Explanation: Task 1 takes 100 + 100 = 200 time units. Task 2 takes 2 * 3 = 6. Task 3 has no operations, so once worker 1 becomes free at time 6, it finishes immediately at time 6.

Input: ([{'input_path': 'x.png', 'width': 8, 'height': 8, 'mode': 'RGB', 'operations': [('scale', 0.25)]}, {'input_path': 'y.png', 'width': 5, 'height': 5, 'mode': 'RGB', 'operations': [('resize', 0, 4)]}, {'input_path': 'z.png', 'width': 3, 'height': 7, 'mode': 'RGB', 'operations': [('grayscale',)]}], 'res', 2)

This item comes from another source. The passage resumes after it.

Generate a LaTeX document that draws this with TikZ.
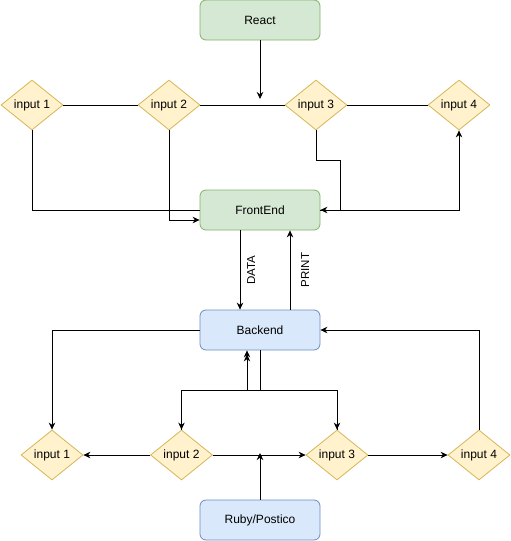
\documentclass[tikz,border=0pt]{standalone}
\usepackage{fontspec}
\setmainfont{Liberation Sans}
\usetikzlibrary{shapes.geometric,arrows.meta,calc}
\definecolor{gfill}{HTML}{D5E8D4}
\definecolor{gline}{HTML}{82B366}
\definecolor{bfill}{HTML}{DAE8FC}
\definecolor{bline}{HTML}{6C8EBF}
\definecolor{yfill}{HTML}{FFF2CC}
\definecolor{yline}{HTML}{D6B656}
\begin{document}
\begin{tikzpicture}[x=1pt,y=-1pt,
  font=\fontsize{12}{14}\selectfont,
  gbox/.style={draw=gline,fill=gfill,rounded corners=6pt,minimum width=120pt,minimum height=40pt,inner sep=0pt,line width=0.8pt},
  bbox/.style={draw=bline,fill=bfill,rounded corners=6pt,minimum width=120pt,minimum height=40pt,inner sep=0pt,line width=0.8pt},
  dia/.style={diamond,draw=yline,fill=yfill,minimum width=62pt,minimum height=50pt,inner sep=0pt,line width=0.8pt},
  conn/.style={draw=black,line width=0.8pt},
  arr/.style={conn,-{Stealth[length=7pt,width=6.5pt,inset=2.2pt]}},
  vlabel/.style={rotate=90,anchor=north,inner xsep=0pt,font=\fontsize{11.5}{13}\selectfont}
]
\useasboundingbox (0,0) rectangle (511,541);

% nodes
\node[gbox] (react) at (260,20) {React};
\node[gbox] (fe) at (260,210) {FrontEnd};
\node[bbox] (be) at (260,330) {Backend};
\node[bbox] (ruby) at (260,520) {Ruby/Postico};

\node[dia] (t1) at (32,105) {input 1};
\node[dia] (t2) at (169,105) {input 2};
\node[dia] (t3) at (316,105) {input 3};
\node[dia] (t4) at (459,105) {input 4};

\node[dia] (b1) at (52,455) {input 1};
\node[dia] (b2) at (181.5,455) {input 2};
\node[dia] (b3) at (337,455) {input 3};
\node[dia] (b4) at (479,455) {input 4};

\coordinate (rj) at (260,99);
\coordinate (bj) at (260,390);
\coordinate (bk) at (247,390);
\coordinate (rbj) at (260,453);

% top connectors
\draw[conn] (t1.east) -- (t2.west);
\draw[conn] (t2.east) -- (t3.west);
\draw[conn] (t3.east) -- (t4.west);
\draw[arr] (react.south) -- (rj);
\draw[conn] (t1.south) |- (fe.west);
\draw[arr] (t2.south) |- ($(fe.west)+(0,10)$);
\draw[arr] (t3.south) |- (340,160) |- (fe.east);
\draw[arr] (fe.east) -| (t4.south);

% middle
\draw[arr] ($(fe.south)+(-20,0)$) -- node[midway,vlabel,inner ysep=6.9pt] {DATA} ($(be.north)+(-20,0)$);
\draw[arr] ($(be.north)+(30,0)$) -- node[midway,vlabel,inner ysep=10.9pt] {PRINT} ($(fe.south)+(30,0)$);

% bottom connectors
\draw[arr] (be.west) -| (b1.north);
\draw[arr] (b4.north) |- (be.east);
\draw[arr] (be.south) -- (bj) -| (b2.north);
\draw[arr] (be.south) -- (bj) -| (b3.north);
\draw[arr] (b2.north) |- (bk) -- (bk |- be.south);
\draw[arr,shorten >=4pt] (b3.north) |- (bk) -- (bk |- be.south);
\draw[arr] (b2.west) -- (b1.east);
\draw[arr] (b2.east) -- (b3.west);
\draw[arr] (b3.east) -- (b4.west);
\draw[arr] (ruby.north) -- (rbj);
\end{tikzpicture}
\end{document}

Expected Output: [('ok', 64, 'res/x_out.png', 2, 2, 'RGB', None), ('error', 0, None, None, None, None, 'invalid resize'), ('ok', 21, 'res/z_out.png', 3, 7, 'L', None)]

Explanation: The second task fails immediately, so its worker is free again at time 0 and can start the third task without affecting the first task.

Input: ([{'input_path': 'm.png', 'width': 2, 'height': 2, 'mode': 'RGB', 'operations': [('resize', 4, 4), ('scale', 0.5)]}, {'input_path': 'n', 'width': 1, 'height': 9, 'mode': 'RGB', 'operations': [('grayscale',), ('scale', 0.1)]}], 'out', 1)

Expected Output: [('ok', 32, 'out/m_out.png', 2, 2, 'RGB', None), ('ok', 50, 'out/n_out', 1, 1, 'L', None)]

Explanation: With one worker, tasks run sequentially. The first costs 16 + 16 = 32, so the second starts at time 32 and finishes at time 50.

Input: ([{'input_path': 'p.png', 'width': 5, 'height': 5, 'mode': 'RGB', 'operations': [('grayscale',), ('scale', -1.0)]}, {'input_path': 'q.png', 'width': 10, 'height': 1, 'mode': 'RGB', 'operations': [('resize', 1, 1)]}], 'tmp', 1)

Expected Output: [('error', 25, None, None, None, None, 'invalid scale'), ('ok', 26, 'tmp/q_out.png', 1, 1, 'RGB', None)]

Explanation: The first task spends 25 time units on grayscale, then fails before the invalid scale. The next task starts only after time 25 because there is just one worker.

Input: ([], 'out', 4)

Expected Output: []

Explanation: Edge case: no tasks means no results.

Hints

  1. First write a helper that simulates one task: compute its duration, final metadata, or failure.
  2. Then use a min-heap of (available_time, worker_id) to assign each next task to the earliest available worker in O(log workers).